- Bandera Falls Location within Texas Bandera Falls Location within the United States
- Coordinates: 29°40′38″N 98°57′48″W﻿ / ﻿29.67722°N 98.96333°W
- Country: United States
- State: Texas
- County: Bandera
- Elevation: 1,175 ft (358 m)
- Time zone: UTC-6 (Central (CST))
- • Summer (DST): UTC-5 (CDT)
- Area code: 830
- GNIS feature ID: 1330002

= Bandera Falls, Texas =

Bandera Falls is an unincorporated community in Bandera County, Texas, United States. It is part of the San Antonio Metropolitan Statistical Area.

==History==
Bandera Falls started as a residential community in 1966 and had 10 houses.

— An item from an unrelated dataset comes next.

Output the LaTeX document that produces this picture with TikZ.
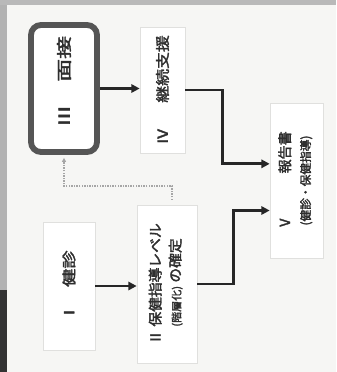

By 1990, it was listed as a community, but without census figures. The population was estimated to be 90 in 2009.

==Geography==
Bandera Creek is a residential subdivision, located several miles (one dozen km) south of Bandera and approximately 5 miles southwest of Pipe Creek on Farm to Market Road 1283 in eastern Bandera County. It lies along the left bank of the Medina River, just north of its outlet into Medina Lake, one of the largest bodies of water in South Texas.

==Education==
The Bandera Independent School District serves area students. The closest school is Hill Country Elementary, about 2 miles to the north in Pipe Creek.

==Notable person==
- Joseph Gutheinz, retired NASA worker who has investigated stolen and missing Moon rocks.